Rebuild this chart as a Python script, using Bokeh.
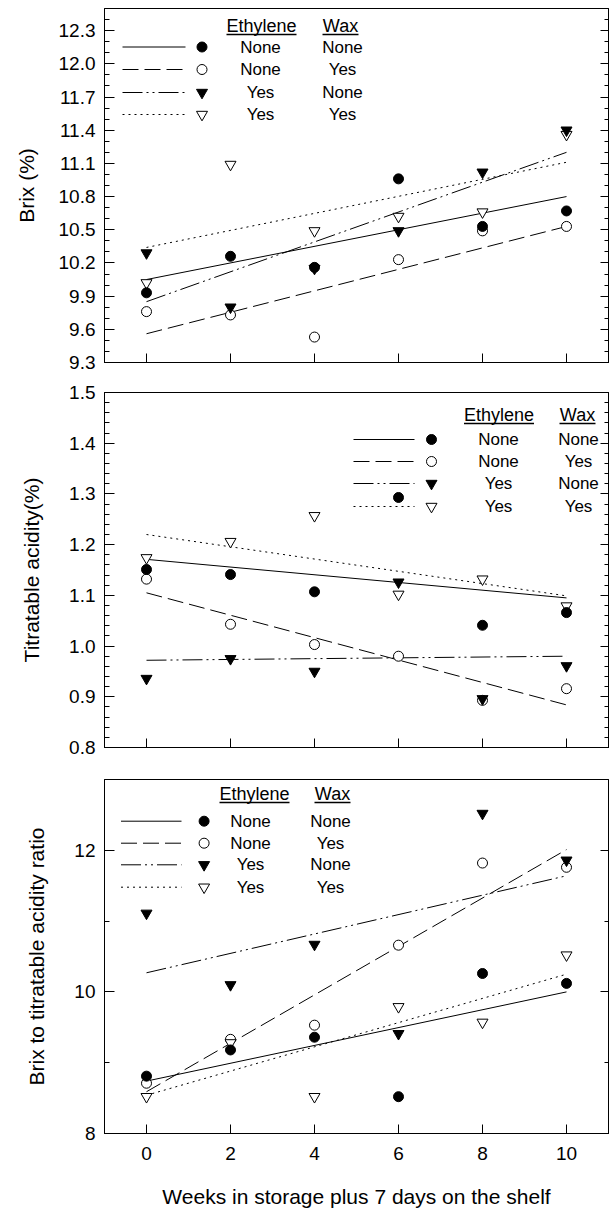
·····
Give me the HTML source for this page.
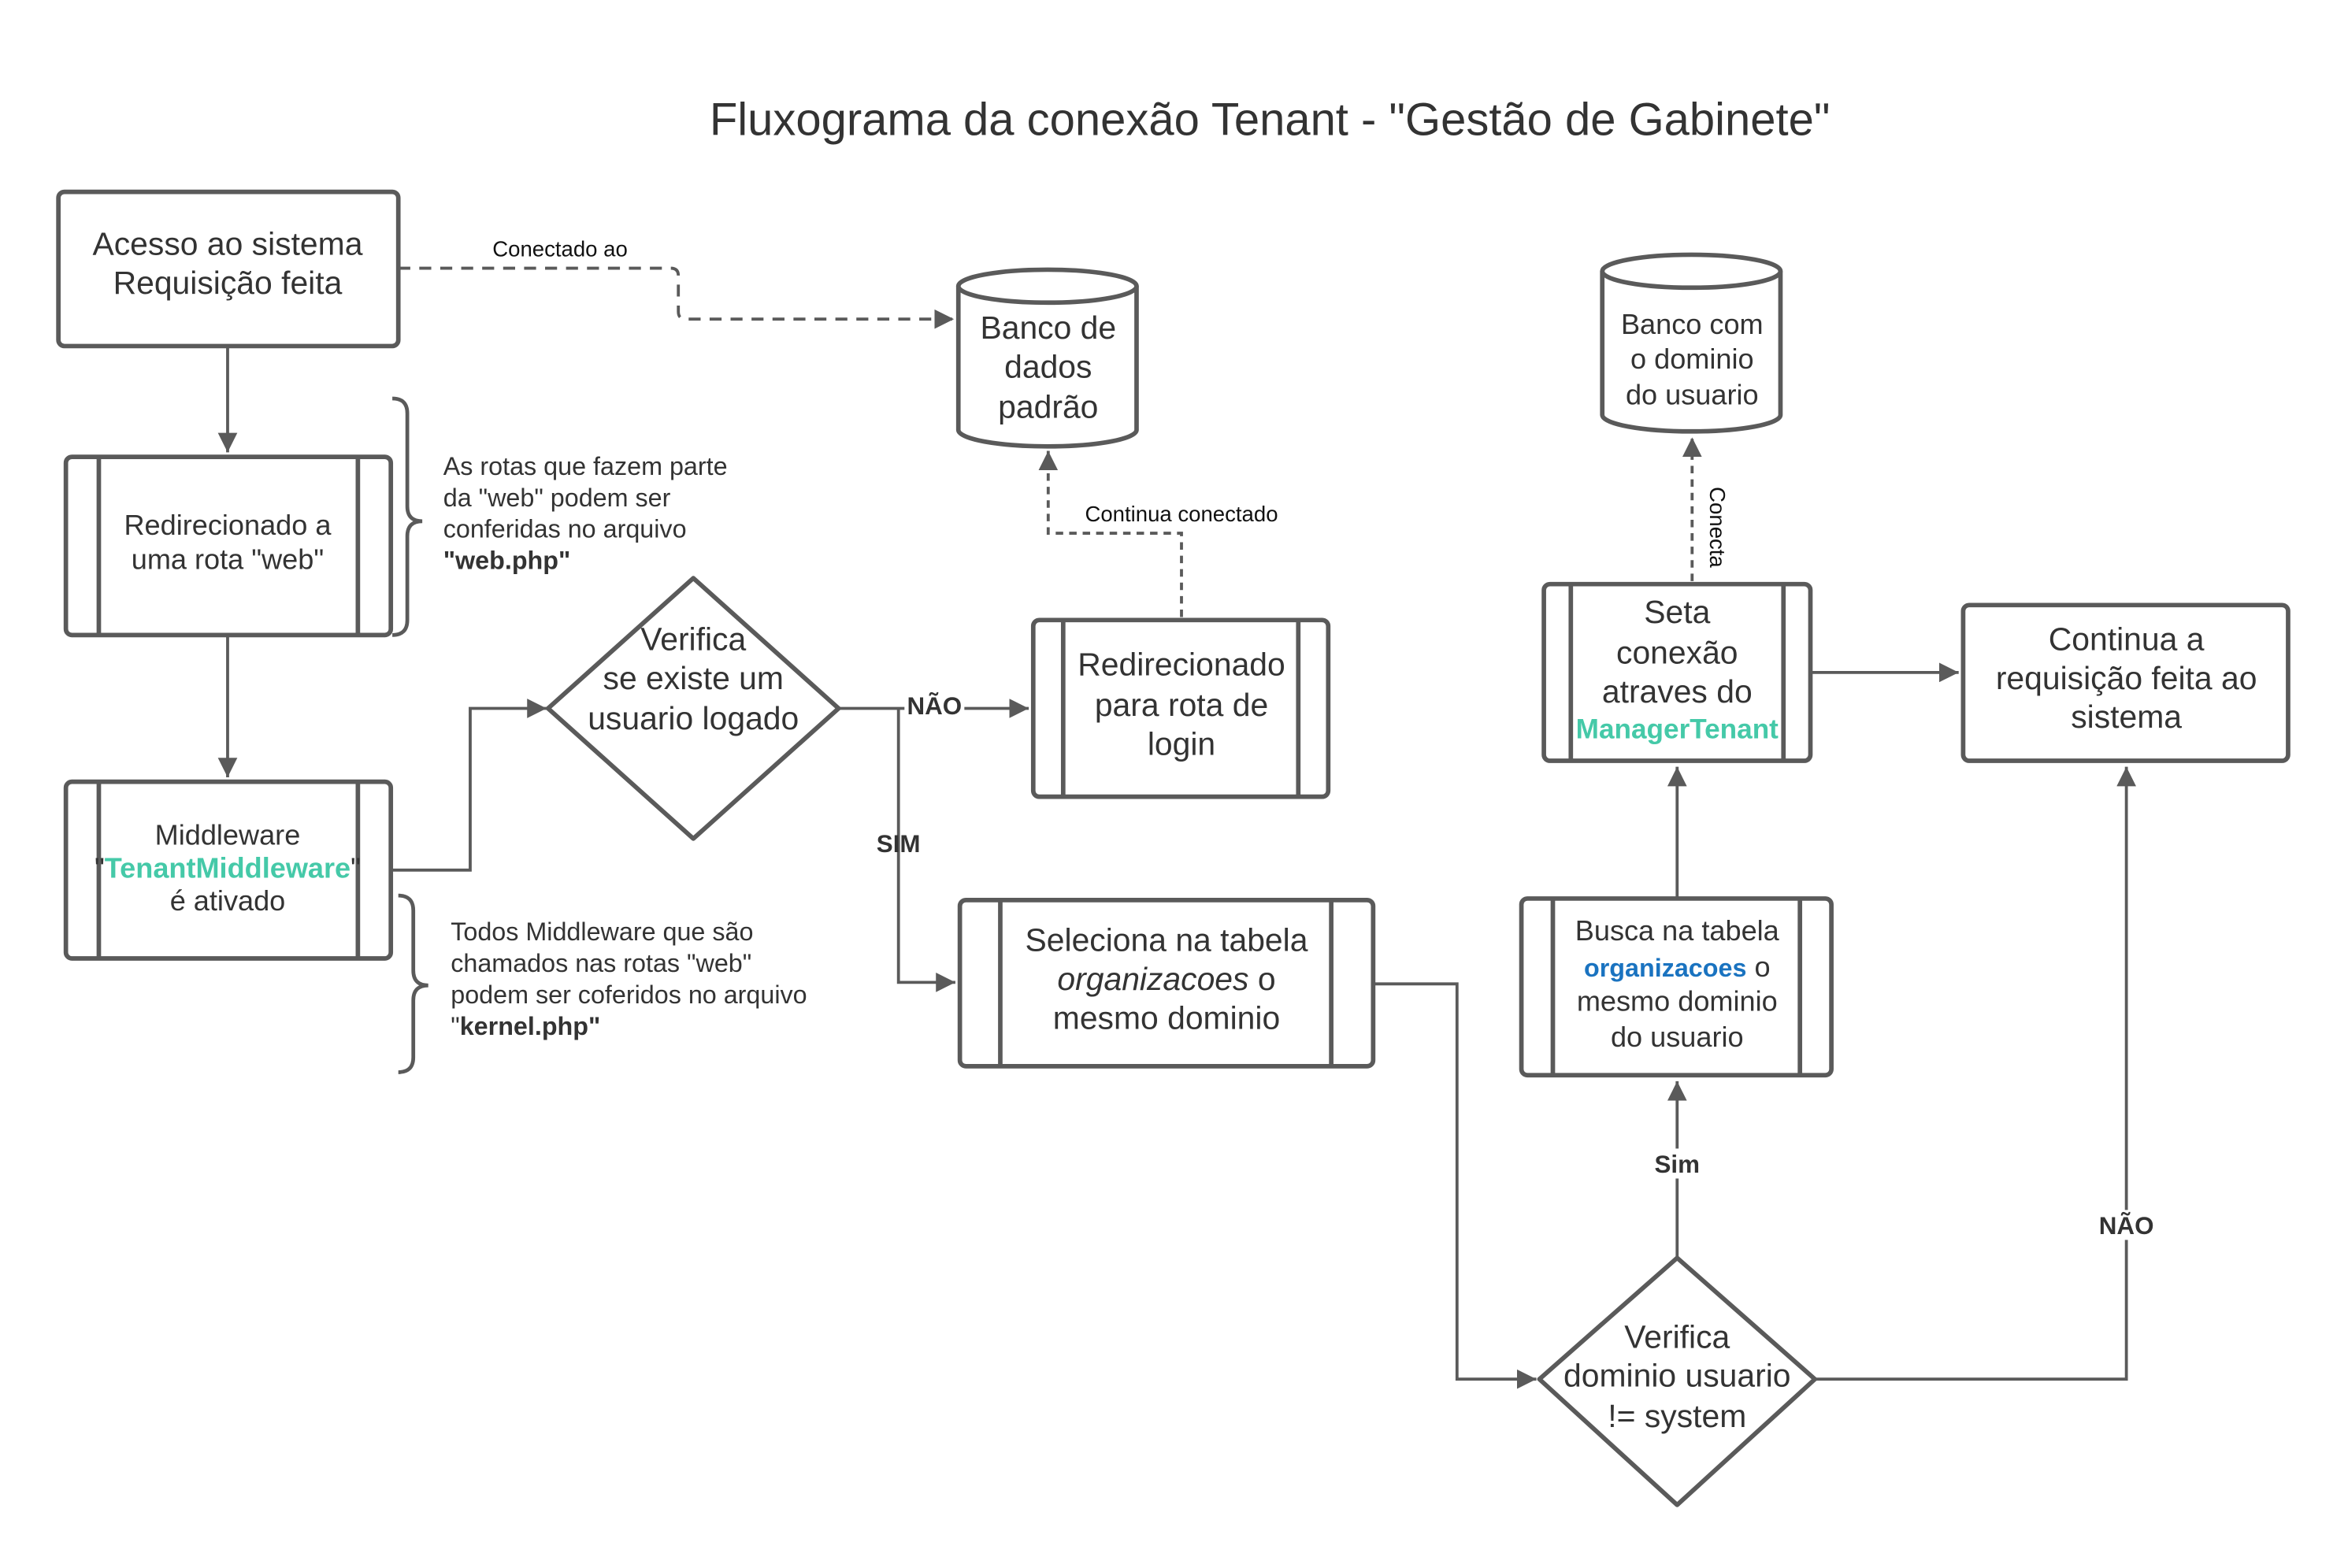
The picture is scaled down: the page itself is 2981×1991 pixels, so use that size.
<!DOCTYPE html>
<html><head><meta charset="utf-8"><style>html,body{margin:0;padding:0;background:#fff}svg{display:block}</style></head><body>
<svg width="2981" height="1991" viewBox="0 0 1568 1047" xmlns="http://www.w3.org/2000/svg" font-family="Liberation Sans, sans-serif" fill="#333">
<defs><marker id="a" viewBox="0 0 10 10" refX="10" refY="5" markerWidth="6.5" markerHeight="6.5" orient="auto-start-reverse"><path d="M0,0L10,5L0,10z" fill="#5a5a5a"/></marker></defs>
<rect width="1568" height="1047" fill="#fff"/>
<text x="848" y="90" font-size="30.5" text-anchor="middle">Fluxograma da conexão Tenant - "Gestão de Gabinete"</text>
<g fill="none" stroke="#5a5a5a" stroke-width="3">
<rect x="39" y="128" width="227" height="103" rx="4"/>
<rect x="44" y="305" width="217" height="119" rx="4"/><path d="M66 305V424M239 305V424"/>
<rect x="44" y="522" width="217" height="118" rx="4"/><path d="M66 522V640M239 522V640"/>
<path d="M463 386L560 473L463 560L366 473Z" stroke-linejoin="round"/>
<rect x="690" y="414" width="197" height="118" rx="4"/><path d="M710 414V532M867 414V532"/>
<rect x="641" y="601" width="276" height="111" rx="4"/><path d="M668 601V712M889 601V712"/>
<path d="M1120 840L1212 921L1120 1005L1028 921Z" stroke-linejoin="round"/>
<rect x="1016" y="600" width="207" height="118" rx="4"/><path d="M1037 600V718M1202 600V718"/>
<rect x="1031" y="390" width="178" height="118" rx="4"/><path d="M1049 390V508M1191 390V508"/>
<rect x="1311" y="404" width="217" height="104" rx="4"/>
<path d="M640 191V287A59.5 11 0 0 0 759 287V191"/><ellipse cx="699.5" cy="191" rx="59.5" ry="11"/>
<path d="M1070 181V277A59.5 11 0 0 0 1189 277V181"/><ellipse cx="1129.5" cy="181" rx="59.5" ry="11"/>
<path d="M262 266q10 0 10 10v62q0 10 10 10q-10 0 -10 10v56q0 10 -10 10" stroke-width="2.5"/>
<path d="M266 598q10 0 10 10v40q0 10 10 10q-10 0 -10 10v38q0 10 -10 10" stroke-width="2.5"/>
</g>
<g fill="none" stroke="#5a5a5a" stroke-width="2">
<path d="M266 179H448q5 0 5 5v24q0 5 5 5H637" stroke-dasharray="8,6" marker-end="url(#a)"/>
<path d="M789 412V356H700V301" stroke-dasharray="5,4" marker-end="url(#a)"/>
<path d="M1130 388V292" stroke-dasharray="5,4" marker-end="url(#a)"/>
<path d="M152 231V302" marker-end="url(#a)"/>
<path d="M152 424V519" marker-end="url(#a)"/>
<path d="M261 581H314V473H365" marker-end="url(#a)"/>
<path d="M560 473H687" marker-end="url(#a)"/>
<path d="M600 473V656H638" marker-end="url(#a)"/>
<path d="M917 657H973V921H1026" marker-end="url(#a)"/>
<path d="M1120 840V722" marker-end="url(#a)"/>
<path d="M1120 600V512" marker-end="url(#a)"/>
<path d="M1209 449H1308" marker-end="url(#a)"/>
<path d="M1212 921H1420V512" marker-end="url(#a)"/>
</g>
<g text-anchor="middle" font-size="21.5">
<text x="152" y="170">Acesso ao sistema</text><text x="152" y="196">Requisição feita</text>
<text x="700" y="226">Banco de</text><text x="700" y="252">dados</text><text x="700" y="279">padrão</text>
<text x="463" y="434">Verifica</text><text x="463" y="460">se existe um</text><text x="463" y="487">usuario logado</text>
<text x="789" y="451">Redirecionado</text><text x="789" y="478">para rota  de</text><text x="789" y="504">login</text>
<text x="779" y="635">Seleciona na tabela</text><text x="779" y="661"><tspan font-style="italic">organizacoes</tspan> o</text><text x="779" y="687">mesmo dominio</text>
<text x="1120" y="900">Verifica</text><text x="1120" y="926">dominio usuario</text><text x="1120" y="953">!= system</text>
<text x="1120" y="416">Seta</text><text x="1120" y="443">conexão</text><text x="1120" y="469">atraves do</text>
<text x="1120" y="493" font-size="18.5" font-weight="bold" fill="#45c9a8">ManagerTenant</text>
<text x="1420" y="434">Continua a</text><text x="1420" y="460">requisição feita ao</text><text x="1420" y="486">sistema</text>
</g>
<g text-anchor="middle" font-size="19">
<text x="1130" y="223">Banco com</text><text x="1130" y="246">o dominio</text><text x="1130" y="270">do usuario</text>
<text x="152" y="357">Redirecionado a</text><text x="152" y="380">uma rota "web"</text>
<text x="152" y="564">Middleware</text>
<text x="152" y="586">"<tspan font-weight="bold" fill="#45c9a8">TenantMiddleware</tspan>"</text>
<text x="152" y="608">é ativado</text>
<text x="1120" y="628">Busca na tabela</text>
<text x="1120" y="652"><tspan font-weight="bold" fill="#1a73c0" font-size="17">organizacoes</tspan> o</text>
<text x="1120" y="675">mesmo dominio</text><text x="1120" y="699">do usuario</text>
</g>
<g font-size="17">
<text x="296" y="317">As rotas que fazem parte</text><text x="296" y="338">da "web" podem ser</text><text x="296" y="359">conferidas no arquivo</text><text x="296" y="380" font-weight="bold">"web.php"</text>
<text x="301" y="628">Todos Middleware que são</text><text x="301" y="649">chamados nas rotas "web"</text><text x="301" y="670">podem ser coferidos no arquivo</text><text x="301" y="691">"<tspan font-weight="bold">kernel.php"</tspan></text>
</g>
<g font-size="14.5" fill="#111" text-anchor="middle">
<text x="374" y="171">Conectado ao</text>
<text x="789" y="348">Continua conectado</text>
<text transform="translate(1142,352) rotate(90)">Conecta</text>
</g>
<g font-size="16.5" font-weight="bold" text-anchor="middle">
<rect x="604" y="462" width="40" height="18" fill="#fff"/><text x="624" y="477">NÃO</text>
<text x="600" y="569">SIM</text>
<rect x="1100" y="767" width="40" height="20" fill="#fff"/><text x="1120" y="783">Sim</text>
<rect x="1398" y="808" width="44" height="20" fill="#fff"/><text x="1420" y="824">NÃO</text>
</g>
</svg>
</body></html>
·····
- _GIVEN PROBLEM_
Show every line of the listing in which the string "page" can be found.

- _THE OUTPUT_
Give me the HTML source for this page.
The picture is scaled down: the page itself is 2981×1991 pixels, so use that size.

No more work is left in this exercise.